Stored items
============================================================

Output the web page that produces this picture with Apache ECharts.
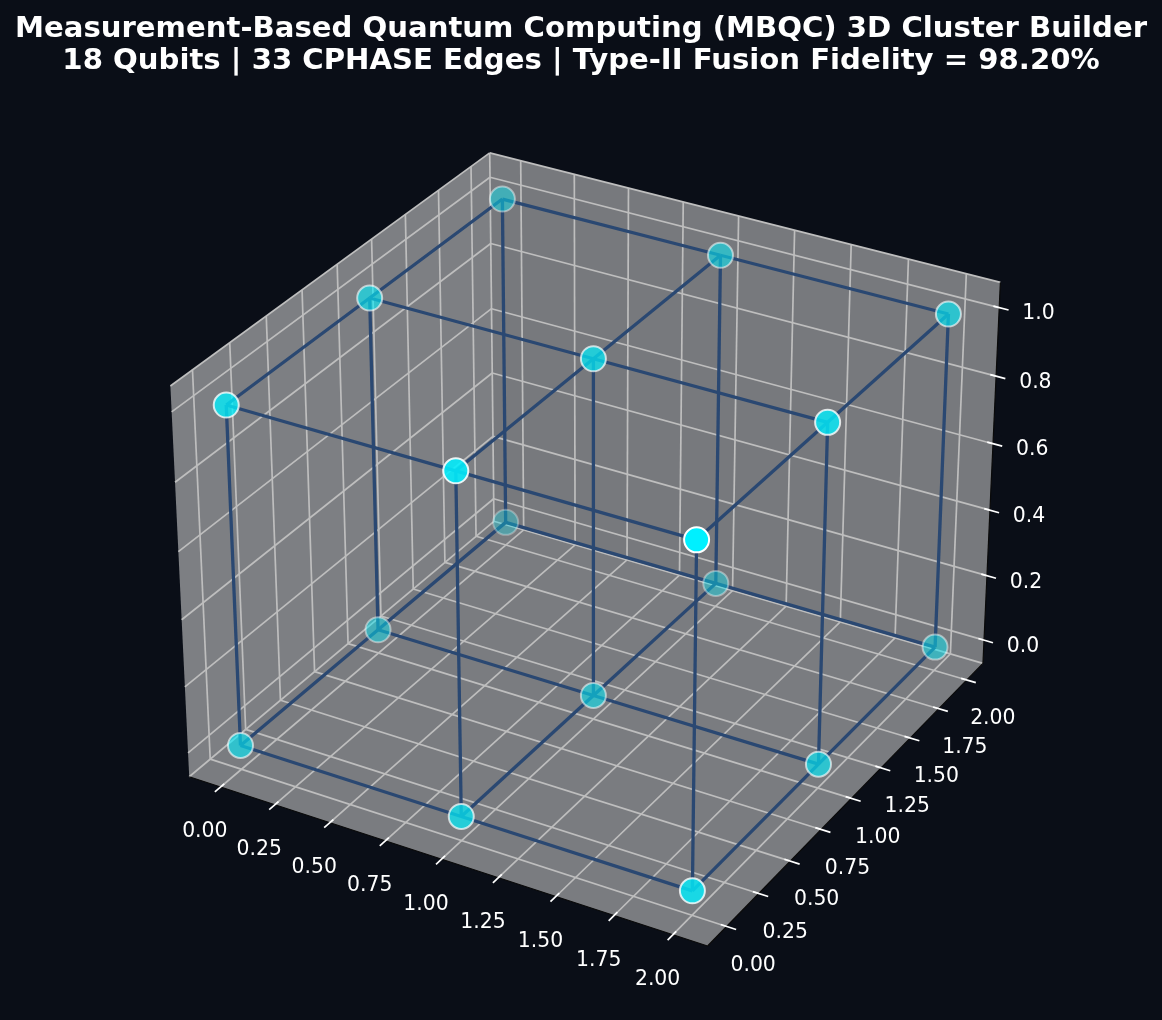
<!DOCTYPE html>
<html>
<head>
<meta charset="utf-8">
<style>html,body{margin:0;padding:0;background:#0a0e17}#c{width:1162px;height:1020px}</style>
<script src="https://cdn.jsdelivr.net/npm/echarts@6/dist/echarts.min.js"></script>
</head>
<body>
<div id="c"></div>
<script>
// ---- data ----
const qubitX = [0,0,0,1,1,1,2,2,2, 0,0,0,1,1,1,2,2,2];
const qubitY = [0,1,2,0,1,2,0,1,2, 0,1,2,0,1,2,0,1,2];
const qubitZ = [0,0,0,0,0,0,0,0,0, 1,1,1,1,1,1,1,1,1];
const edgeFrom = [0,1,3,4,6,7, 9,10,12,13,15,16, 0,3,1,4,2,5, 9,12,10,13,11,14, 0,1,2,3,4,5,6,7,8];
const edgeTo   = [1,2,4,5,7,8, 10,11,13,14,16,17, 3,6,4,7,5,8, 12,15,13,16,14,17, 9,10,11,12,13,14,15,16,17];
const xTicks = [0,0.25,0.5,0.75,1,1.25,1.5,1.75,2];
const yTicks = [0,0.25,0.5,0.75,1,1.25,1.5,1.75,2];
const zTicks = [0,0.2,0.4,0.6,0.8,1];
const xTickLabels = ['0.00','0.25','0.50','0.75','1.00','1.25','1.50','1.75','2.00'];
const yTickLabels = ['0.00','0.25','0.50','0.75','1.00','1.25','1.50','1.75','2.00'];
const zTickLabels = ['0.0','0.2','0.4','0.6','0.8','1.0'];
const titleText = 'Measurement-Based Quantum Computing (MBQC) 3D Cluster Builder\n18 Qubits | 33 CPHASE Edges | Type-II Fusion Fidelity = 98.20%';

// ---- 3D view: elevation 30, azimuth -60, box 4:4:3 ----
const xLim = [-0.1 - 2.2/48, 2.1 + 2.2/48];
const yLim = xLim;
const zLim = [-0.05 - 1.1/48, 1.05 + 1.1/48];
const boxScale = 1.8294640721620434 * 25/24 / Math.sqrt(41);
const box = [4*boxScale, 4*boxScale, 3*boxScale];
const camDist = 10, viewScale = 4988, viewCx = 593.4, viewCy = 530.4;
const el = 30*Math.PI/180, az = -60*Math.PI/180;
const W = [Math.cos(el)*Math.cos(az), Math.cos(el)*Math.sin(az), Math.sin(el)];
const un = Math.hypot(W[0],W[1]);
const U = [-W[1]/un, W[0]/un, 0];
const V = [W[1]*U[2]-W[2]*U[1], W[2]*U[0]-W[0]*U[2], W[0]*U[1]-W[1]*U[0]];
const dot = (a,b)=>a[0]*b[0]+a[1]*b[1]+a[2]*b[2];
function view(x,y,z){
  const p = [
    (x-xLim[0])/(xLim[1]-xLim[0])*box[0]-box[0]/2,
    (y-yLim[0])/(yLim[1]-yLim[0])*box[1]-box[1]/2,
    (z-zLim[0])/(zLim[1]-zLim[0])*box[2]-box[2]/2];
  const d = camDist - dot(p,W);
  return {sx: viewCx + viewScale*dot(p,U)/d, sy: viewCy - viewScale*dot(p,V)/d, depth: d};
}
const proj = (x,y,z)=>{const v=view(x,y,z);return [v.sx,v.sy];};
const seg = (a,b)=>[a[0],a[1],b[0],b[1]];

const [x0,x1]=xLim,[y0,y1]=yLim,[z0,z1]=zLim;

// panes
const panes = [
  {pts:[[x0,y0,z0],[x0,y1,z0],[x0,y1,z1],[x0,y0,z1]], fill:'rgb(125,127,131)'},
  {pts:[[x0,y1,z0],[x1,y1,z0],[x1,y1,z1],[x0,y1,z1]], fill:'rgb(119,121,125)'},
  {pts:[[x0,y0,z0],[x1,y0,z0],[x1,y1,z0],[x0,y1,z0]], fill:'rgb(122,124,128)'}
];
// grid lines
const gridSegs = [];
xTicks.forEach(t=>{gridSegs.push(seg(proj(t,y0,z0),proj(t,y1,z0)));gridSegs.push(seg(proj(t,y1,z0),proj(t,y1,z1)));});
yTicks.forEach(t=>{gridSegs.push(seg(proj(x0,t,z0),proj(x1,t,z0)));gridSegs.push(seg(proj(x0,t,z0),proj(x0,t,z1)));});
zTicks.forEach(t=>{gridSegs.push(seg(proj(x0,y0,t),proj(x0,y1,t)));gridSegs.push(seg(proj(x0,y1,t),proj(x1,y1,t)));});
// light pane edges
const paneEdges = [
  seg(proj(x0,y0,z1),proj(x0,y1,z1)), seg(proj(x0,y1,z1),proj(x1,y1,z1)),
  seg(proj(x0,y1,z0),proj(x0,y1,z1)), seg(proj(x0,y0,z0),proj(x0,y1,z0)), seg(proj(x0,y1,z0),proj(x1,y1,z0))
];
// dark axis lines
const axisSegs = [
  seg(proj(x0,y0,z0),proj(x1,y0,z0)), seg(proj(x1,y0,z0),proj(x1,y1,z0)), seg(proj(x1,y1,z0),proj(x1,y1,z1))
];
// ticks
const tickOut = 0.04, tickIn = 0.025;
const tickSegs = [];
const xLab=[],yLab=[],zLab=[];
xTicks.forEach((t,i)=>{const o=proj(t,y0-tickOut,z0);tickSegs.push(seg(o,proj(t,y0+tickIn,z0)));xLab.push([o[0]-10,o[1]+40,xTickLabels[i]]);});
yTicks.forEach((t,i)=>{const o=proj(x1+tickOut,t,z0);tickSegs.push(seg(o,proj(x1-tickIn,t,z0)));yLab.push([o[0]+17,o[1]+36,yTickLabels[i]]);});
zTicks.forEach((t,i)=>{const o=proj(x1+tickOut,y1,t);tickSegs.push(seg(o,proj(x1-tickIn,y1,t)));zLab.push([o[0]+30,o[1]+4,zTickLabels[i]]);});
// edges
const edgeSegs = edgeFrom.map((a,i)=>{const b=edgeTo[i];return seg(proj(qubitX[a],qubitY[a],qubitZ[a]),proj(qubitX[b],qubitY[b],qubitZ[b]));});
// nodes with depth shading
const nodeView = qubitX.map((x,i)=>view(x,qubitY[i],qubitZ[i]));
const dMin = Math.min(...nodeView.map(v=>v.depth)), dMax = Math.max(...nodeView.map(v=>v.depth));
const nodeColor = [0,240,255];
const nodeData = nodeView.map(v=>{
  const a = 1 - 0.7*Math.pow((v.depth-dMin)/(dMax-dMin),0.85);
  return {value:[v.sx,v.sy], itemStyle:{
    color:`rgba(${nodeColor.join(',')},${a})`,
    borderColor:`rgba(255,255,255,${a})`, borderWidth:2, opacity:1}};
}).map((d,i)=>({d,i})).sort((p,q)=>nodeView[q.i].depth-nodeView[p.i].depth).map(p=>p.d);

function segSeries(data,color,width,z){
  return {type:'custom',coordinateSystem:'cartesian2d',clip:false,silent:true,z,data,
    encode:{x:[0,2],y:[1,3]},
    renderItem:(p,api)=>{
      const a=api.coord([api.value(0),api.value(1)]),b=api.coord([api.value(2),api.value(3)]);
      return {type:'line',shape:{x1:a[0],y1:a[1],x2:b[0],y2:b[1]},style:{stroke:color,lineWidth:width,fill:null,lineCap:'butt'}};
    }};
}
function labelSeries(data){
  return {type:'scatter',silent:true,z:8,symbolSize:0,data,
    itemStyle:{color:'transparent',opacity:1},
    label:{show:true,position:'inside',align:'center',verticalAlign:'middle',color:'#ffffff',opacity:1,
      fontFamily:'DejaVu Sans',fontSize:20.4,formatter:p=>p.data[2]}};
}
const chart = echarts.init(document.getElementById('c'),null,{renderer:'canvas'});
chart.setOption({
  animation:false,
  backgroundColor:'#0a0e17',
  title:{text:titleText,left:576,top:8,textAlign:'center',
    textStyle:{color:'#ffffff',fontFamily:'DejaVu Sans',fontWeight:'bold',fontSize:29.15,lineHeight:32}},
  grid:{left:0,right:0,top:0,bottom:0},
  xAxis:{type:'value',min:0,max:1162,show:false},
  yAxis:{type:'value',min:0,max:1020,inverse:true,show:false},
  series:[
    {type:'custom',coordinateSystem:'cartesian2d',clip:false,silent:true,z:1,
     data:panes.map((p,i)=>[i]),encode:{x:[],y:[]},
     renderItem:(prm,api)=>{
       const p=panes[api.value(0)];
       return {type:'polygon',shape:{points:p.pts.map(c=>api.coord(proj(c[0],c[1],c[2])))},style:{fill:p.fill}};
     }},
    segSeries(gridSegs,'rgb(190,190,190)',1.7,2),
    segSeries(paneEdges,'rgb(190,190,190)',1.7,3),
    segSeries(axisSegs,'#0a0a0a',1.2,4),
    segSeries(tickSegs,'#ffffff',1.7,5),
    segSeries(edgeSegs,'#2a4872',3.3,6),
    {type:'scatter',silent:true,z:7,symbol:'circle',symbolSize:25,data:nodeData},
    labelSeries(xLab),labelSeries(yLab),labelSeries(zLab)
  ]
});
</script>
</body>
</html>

============================================================

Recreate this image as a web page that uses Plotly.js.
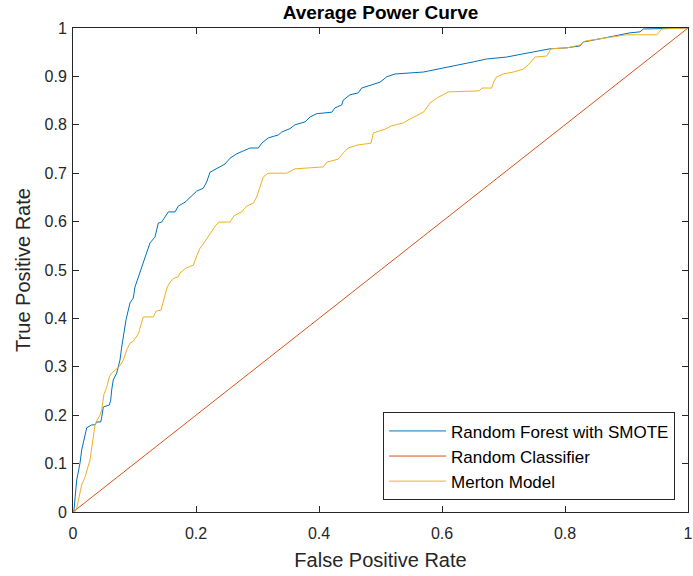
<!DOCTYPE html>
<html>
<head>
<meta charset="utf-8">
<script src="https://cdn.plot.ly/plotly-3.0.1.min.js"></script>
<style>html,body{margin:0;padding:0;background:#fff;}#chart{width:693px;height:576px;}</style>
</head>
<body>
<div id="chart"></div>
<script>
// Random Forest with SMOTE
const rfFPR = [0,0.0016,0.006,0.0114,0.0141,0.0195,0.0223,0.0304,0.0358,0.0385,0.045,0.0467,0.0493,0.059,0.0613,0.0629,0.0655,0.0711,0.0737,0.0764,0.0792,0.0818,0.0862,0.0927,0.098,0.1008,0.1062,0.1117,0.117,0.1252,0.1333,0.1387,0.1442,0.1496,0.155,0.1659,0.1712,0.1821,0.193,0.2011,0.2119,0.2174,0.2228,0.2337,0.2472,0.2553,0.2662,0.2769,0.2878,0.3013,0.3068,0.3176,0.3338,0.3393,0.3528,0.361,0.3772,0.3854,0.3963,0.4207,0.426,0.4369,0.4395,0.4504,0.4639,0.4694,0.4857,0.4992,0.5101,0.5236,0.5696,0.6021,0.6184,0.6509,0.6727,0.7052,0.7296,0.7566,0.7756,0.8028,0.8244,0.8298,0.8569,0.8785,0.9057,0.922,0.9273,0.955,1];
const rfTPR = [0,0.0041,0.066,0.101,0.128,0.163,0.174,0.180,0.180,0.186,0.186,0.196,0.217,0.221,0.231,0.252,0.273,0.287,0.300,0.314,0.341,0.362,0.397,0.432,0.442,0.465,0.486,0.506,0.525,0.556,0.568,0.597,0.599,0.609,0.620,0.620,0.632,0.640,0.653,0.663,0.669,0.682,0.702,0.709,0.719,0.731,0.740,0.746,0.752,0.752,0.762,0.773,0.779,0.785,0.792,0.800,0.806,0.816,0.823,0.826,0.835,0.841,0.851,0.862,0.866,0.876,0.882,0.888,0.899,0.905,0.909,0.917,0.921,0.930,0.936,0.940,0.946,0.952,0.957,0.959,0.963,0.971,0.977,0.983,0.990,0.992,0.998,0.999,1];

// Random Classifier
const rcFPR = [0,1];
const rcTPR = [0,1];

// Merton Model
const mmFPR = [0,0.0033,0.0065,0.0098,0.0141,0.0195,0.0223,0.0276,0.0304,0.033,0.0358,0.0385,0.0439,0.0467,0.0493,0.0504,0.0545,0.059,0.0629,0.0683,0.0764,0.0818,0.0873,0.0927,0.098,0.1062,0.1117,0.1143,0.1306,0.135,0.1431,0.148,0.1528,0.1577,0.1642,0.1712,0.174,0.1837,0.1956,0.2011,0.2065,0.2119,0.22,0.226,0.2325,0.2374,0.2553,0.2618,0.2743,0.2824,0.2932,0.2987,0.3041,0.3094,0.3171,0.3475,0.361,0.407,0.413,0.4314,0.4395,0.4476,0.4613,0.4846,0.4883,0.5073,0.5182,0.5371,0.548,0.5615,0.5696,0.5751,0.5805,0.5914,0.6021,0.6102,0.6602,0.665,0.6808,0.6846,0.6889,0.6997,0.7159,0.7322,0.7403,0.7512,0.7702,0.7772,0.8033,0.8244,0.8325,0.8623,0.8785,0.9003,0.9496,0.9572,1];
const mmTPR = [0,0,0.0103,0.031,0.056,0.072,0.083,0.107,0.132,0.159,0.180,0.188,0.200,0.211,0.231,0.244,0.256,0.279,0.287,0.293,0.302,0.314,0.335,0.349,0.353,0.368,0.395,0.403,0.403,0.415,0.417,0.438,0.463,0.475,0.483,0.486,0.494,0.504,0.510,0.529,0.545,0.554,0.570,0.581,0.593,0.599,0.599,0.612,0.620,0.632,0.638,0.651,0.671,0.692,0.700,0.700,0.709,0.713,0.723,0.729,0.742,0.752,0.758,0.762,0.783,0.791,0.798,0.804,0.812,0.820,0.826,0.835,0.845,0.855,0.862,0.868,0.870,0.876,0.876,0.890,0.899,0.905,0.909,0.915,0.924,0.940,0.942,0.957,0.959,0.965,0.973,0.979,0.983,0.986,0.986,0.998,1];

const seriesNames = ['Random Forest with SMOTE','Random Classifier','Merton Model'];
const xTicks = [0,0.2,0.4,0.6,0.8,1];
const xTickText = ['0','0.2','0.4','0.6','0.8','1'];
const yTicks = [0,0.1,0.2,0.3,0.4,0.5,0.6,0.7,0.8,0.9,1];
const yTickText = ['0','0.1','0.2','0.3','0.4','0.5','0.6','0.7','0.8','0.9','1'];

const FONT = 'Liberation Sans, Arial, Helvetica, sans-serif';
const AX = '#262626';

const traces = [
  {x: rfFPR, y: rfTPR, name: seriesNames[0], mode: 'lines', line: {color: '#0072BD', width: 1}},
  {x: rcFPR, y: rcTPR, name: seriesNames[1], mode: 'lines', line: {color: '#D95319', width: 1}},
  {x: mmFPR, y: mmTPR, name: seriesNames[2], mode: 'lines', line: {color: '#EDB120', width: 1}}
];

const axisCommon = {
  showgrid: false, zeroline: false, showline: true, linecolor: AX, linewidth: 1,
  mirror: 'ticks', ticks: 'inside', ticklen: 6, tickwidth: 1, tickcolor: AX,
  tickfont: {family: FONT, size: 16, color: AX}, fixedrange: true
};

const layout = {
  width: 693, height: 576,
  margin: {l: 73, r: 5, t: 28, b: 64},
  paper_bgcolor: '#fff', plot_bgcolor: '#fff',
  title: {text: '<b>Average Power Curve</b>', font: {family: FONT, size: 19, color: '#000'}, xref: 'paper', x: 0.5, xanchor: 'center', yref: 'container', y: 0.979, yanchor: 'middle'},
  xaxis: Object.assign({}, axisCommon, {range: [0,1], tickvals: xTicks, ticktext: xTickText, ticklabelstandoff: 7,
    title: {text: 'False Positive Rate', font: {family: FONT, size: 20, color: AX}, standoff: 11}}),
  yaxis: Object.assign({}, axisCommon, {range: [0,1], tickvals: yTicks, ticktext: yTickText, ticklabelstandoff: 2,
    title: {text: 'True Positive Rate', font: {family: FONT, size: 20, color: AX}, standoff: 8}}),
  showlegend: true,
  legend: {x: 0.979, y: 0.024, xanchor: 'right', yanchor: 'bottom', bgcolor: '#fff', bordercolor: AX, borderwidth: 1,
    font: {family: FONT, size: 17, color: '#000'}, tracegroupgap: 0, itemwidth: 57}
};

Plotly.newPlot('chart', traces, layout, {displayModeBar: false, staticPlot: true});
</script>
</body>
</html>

============================================================

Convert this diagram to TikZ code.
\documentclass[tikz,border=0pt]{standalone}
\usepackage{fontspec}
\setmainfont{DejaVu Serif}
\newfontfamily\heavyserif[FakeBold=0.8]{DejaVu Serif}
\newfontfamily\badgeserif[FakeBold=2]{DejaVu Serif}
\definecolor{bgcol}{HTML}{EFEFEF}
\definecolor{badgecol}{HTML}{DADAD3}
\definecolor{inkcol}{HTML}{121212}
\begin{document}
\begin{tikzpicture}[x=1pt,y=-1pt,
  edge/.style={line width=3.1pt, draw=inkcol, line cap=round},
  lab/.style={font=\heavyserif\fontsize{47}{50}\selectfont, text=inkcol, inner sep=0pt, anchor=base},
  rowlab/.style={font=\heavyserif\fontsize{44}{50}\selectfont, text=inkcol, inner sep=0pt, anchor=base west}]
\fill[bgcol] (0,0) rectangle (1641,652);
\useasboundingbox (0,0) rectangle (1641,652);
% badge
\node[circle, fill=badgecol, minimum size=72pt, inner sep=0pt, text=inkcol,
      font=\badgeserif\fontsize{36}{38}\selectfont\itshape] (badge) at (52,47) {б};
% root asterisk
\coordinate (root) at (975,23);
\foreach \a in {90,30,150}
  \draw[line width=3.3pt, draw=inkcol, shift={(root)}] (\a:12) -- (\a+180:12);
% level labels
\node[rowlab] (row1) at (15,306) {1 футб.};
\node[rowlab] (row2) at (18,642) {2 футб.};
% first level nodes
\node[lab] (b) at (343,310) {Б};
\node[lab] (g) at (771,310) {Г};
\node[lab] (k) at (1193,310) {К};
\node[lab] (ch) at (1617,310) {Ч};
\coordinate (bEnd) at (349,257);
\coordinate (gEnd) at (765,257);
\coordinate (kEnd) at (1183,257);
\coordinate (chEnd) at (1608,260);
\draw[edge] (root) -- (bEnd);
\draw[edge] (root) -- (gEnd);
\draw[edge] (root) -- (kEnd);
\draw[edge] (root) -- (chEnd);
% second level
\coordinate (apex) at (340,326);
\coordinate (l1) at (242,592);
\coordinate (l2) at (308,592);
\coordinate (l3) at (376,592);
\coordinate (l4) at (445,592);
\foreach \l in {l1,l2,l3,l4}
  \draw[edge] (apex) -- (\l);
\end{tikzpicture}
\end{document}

============================================================

Stated problem: Check each line above for the string "with", then copy the ones that have it.

Problem solution:
Output the web page that produces this picture with Apache ECharts.
// nodes with depth shading
// Random Forest with SMOTE
const seriesNames = ['Random Forest with SMOTE','Random Classifier','Merton Model'];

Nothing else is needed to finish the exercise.